AirPods Max reset differently. If you own the over ear model, start with our AirPods Max connection fixes instead.
What if nothing worked?
A volume gap that survives a balance check, a cleaning, and a reset usually means a damaged speaker. No setting repairs that.
Contact Apple Support and describe what you tried. If your AirPods are under warranty or AppleCare+, service on the bad earbud may cost nothing.
Out of warranty, Apple says you may be able to replace them for a fee, and a single earbud can be replaced without buying a whole new set. A lone survivor still works too: here is how to connect AirPods if you only have one.
Thinking about used AirPods as a cheap replacement? First read how to remove AirPods from a previous owner’s iCloud.
Frequently asked questions
Why does one AirPod slowly get quieter over months?
Gradual fading on one side usually means wax and dust building up on the speaker mesh. A careful cleaning with Apple’s method brings most of that volume back.
Will resetting my AirPods delete anything important?
A reset clears the pairing between your AirPods and your devices, nothing more. You reconnect in about a minute by opening the case lid near your iPhone and following the steps on the screen.

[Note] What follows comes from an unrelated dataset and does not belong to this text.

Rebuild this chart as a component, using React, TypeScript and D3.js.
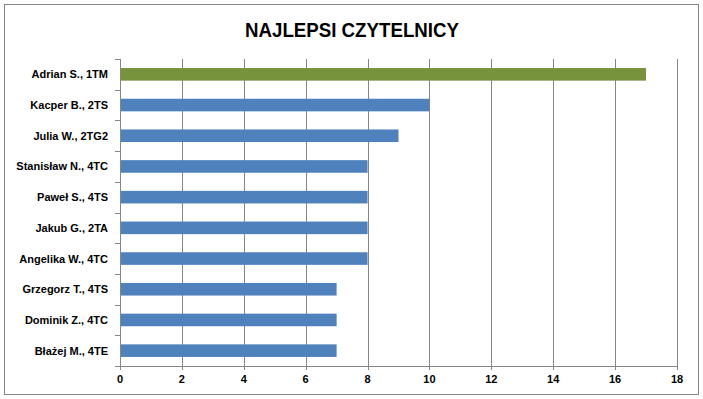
import React from "react";
import * as d3 from "d3";

const categories = [
  "Adrian S., 1TM",
  "Kacper B., 2TS",
  "Julia W., 2TG2",
  "Stanisław N., 4TC",
  "Paweł S., 4TS",
  "Jakub G., 2TA",
  "Angelika W., 4TC",
  "Grzegorz T., 4TS",
  "Dominik Z., 4TC",
  "Błażej M., 4TE",
];
const values = [17, 10, 9, 8, 8, 8, 8, 7, 7, 7];
const xTicks = [0, 2, 4, 6, 8, 10, 12, 14, 16, 18];
const title = "NAJLEPSI CZYTELNICY";

const W = 703;
const H = 399;
const left = 120;
const right = 677;
const top = 59;
const bottom = 366;
const font = "'Liberation Sans', Arial, sans-serif";

export default function App() {
  const x = d3.scaleLinear().domain([0, 18]).range([left, right]);
  const y = d3
    .scaleBand<string>()
    .domain(categories)
    .range([top, bottom])
    .paddingInner(0.59)
    .paddingOuter(0.295);
  const band = (bottom - top) / categories.length;
  const boundaries = d3.range(categories.length + 1).map((i) => top + i * band);
  const grid = "#868686";
  return (
    <svg
      width={W}
      height={H}
      style={{ position: "absolute", left: 0, top: 0, display: "block" }}
    >
      <rect x={0} y={0} width={W} height={H} fill="#fff" />
      <rect x={4.5} y={4.5} width={694} height={390} fill="#fff" stroke="#868686" strokeWidth={1} />
      <text
        x={352}
        y={36.5}
        textAnchor="middle"
        fontFamily={font}
        fontWeight="bold"
        fontSize={20}
        textLength={214}
        lengthAdjust="spacingAndGlyphs"
        fill="#000"
      >
        {title}
      </text>
      {xTicks.map((t) => (
        <line
          key={"g" + t}
          x1={Math.round(x(t)) + 0.5}
          x2={Math.round(x(t)) + 0.5}
          y1={top}
          y2={bottom + 4}
          stroke={grid}
          strokeWidth={1}
        />
      ))}
      <line x1={left - 4} x2={right} y1={bottom + 0.5} y2={bottom + 0.5} stroke={grid} />
      {boundaries.map((b, i) => (
        <line
          key={"yt" + i}
          x1={left - 5}
          x2={left}
          y1={Math.round(b) + 0.5}
          y2={Math.round(b) + 0.5}
          stroke={grid}
        />
      ))}
      {categories.map((c, i) => (
        <rect
          key={c}
          x={x(0) + 1}
          y={y(c)!}
          width={x(values[i]) - x(0) - 1}
          height={y.bandwidth()}
          fill={i === 0 ? "#77933C" : "#4F81BD"}
        />
      ))}
      {categories.map((c) => (
        <text
          key={"l" + c}
          x={108}
          y={y(c)! + y.bandwidth() / 2 + 4}
          textAnchor="end"
          fontFamily={font}
          fontWeight="bold"
          fontSize={11}
          fill="#000"
        >
          {c}
        </text>
      ))}
      {xTicks.map((t) => (
        <text
          key={"t" + t}
          x={x(t)}
          y={383}
          textAnchor="middle"
          fontFamily={font}
          fontWeight="bold"
          fontSize={11}
          fill="#000"
        >
          {t}
        </text>
      ))}
    </svg>
  );
}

Can a firmware update fix uneven volume?
Sometimes, since Apple ships bug fixes in firmware. Updates install on their own: keep your AirPods in their case with the case charging near your connected iPhone or iPad on WiFi, and give it at least 30 minutes.
Does the balance slider affect other headphones too?
Yes, it is a device setting, so it tilts everything that iPhone or iPad plays, not just AirPods. If every pair of headphones sounds lopsided, that slider is the first thing to check.